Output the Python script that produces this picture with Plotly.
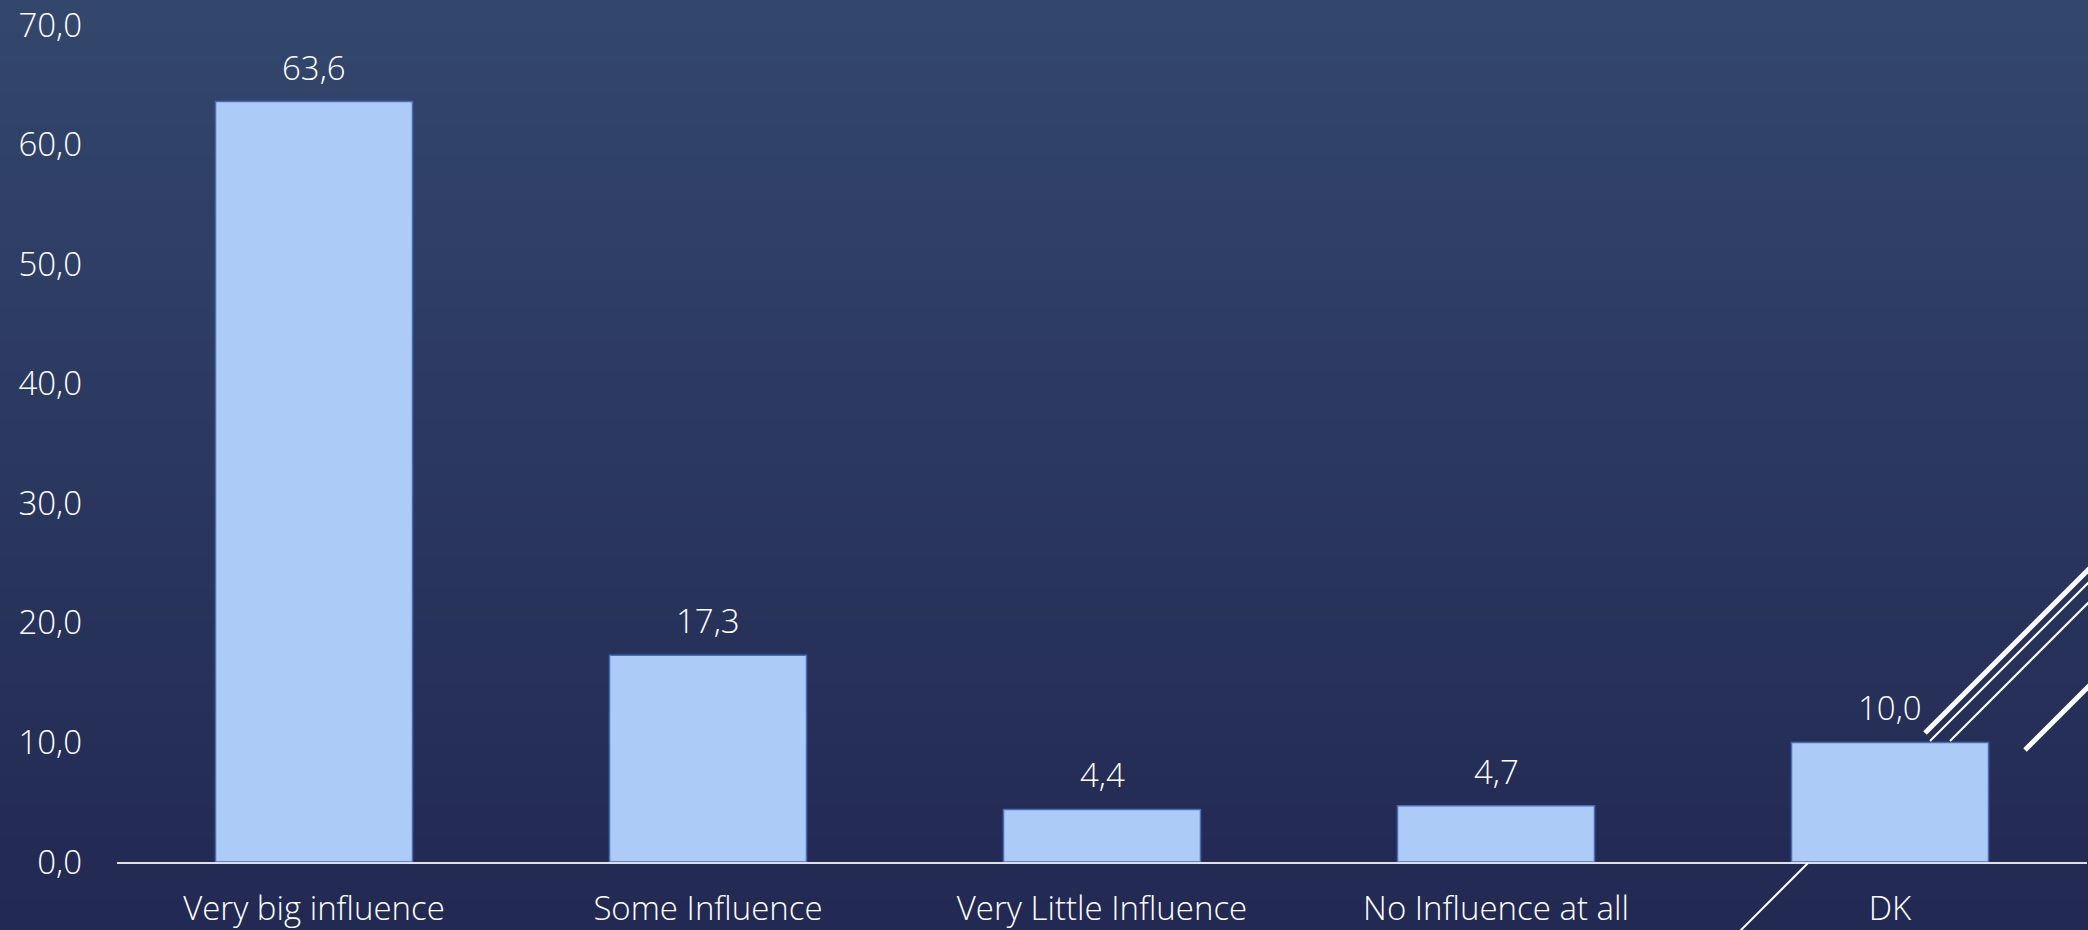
import plotly.graph_objects as go

categories = ["Very big influence", "Some Influence", "Very Little Influence", "No Influence at all", "DK"]
values = [63.6, 17.3, 4.4, 4.7, 10.0]
y_ticks = [0, 10, 20, 30, 40, 50, 60, 70]

W, H = 2088, 930
ML, MR, MT, MB = 117, 1, 25, 68
PW, PH = W - ML - MR, H - MT - MB

def px(x):
    return (x - ML) / PW

def py(y):
    return (H - MB - y) / PH

FONT = "Open Sans"
FS = 33

fig = go.Figure()
fig.add_trace(go.Bar(
    x=categories, y=values,
    marker=dict(color="#adcbf7", line=dict(color="#4a6cb8", width=1.5)),
    cliponaxis=False,
    hoverinfo="skip",
))

annotations = []
for c, v in zip(categories, values):
    annotations.append(dict(
        x=c, y=v, xref="x", yref="y",
        text=f"{v:.1f}".replace(".", ","),
        showarrow=False, yanchor="bottom", yshift=10,
        font=dict(family=FONT, size=FS, color="#ffffff", weight=300),
    ))

shapes = []
# background gradient
top = (0x33, 0x46, 0x6b)
bot = (0x22, 0x29, 0x52)
N = 60
for i in range(N):
    t = i / (N - 1)
    col = tuple(round(top[k] + (bot[k] - top[k]) * t) for k in range(3))
    y0 = i * H / N
    y1 = (i + 1) * H / N + 1
    shapes.append(dict(type="rect", xref="paper", yref="paper",
                       x0=px(0), x1=px(W), y0=py(y1), y1=py(y0),
                       fillcolor="rgb(%d,%d,%d)" % col, line=dict(width=0), layer="below"))

# decorative lines
deco = [
    ((1925, 733), (2090, 568), 5),
    ((1930, 741), (2090, 581), 2),
    ((1950, 741), (2090, 601), 2),
    ((2025, 750), (2090, 685), 5),
    ((1808, 863), (1740, 931), 2),
]
for (x0, y0), (x1, y1), w in deco:
    shapes.append(dict(type="line", xref="paper", yref="paper",
                       x0=px(x0), y0=py(y0), x1=px(x1), y1=py(y1),
                       line=dict(color="#ffffff", width=w), layer="above"))

fig.update_layout(
    width=W, height=H,
    margin=dict(l=ML, r=MR, t=MT, b=MB, pad=0),
    paper_bgcolor="#2a3560",
    plot_bgcolor="rgba(0,0,0,0)",
    separators=",.",
    bargap=0.5,
    showlegend=False,
    shapes=shapes,
    annotations=annotations,
    font=dict(family=FONT, color="#ffffff", weight=300),
    xaxis=dict(
        showgrid=False, zeroline=False,
        showline=True, linecolor="#e0e0e0", linewidth=2,
        ticks="", tickfont=dict(family=FONT, size=FS, color="#ffffff", weight=300),
        ticklabelstandoff=16, automargin=False,
    ),
    yaxis=dict(
        range=[0, 70], tickvals=y_ticks, tickformat=".1f",
        showgrid=False, zeroline=False, showline=False,
        ticks="", tickfont=dict(family=FONT, size=FS, color="#ffffff", weight=300),
        ticklabelstandoff=34, ticklabeloverflow="allow", automargin=False,
    ),
)

fig.write_html("out.html", config={"displayModeBar": False},
               post_script="document.body.style.margin='0';document.body.style.overflow='hidden';")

* GOAL
Repeat the listing verbatim. Skip the pictures.

* ANSWER
Output the Python script that produces this picture with Plotly.
import plotly.graph_objects as go

categories = ["Very big influence", "Some Influence", "Very Little Influence", "No Influence at all", "DK"]
values = [63.6, 17.3, 4.4, 4.7, 10.0]
y_ticks = [0, 10, 20, 30, 40, 50, 60, 70]

W, H = 2088, 930
ML, MR, MT, MB = 117, 1, 25, 68
PW, PH = W - ML - MR, H - MT - MB

def px(x):
    return (x - ML) / PW

def py(y):
    return (H - MB - y) / PH

FONT = "Open Sans"
FS = 33

fig = go.Figure()
fig.add_trace(go.Bar(
    x=categories, y=values,
    marker=dict(color="#adcbf7", line=dict(color="#4a6cb8", width=1.5)),
    cliponaxis=False,
    hoverinfo="skip",
))

annotations = []
for c, v in zip(categories, values):
    annotations.append(dict(
        x=c, y=v, xref="x", yref="y",
        text=f"{v:.1f}".replace(".", ","),
        showarrow=False, yanchor="bottom", yshift=10,
        font=dict(family=FONT, size=FS, color="#ffffff", weight=300),
    ))

shapes = []
# background gradient
top = (0x33, 0x46, 0x6b)
bot = (0x22, 0x29, 0x52)
N = 60
for i in range(N):
    t = i / (N - 1)
    col = tuple(round(top[k] + (bot[k] - top[k]) * t) for k in range(3))
    y0 = i * H / N
    y1 = (i + 1) * H / N + 1
    shapes.append(dict(type="rect", xref="paper", yref="paper",
                       x0=px(0), x1=px(W), y0=py(y1), y1=py(y0),
                       fillcolor="rgb(%d,%d,%d)" % col, line=dict(width=0), layer="below"))

# decorative lines
deco = [
    ((1925, 733), (2090, 568), 5),
    ((1930, 741), (2090, 581), 2),
    ((1950, 741), (2090, 601), 2),
    ((2025, 750), (2090, 685), 5),
    ((1808, 863), (1740, 931), 2),
]
for (x0, y0), (x1, y1), w in deco:
    shapes.append(dict(type="line", xref="paper", yref="paper",
                       x0=px(x0), y0=py(y0), x1=px(x1), y1=py(y1),
                       line=dict(color="#ffffff", width=w), layer="above"))

fig.update_layout(
    width=W, height=H,
    margin=dict(l=ML, r=MR, t=MT, b=MB, pad=0),
    paper_bgcolor="#2a3560",
    plot_bgcolor="rgba(0,0,0,0)",
    separators=",.",
    bargap=0.5,
    showlegend=False,
    shapes=shapes,
    annotations=annotations,
    font=dict(family=FONT, color="#ffffff", weight=300),
    xaxis=dict(
        showgrid=False, zeroline=False,
        showline=True, linecolor="#e0e0e0", linewidth=2,
        ticks="", tickfont=dict(family=FONT, size=FS, color="#ffffff", weight=300),
        ticklabelstandoff=16, automargin=False,
    ),
    yaxis=dict(
        range=[0, 70], tickvals=y_ticks, tickformat=".1f",
        showgrid=False, zeroline=False, showline=False,
        ticks="", tickfont=dict(family=FONT, size=FS, color="#ffffff", weight=300),
        ticklabelstandoff=34, ticklabeloverflow="allow", automargin=False,
    ),
)

fig.write_html("out.html", config={"displayModeBar": False},
               post_script="document.body.style.margin='0';document.body.style.overflow='hidden';")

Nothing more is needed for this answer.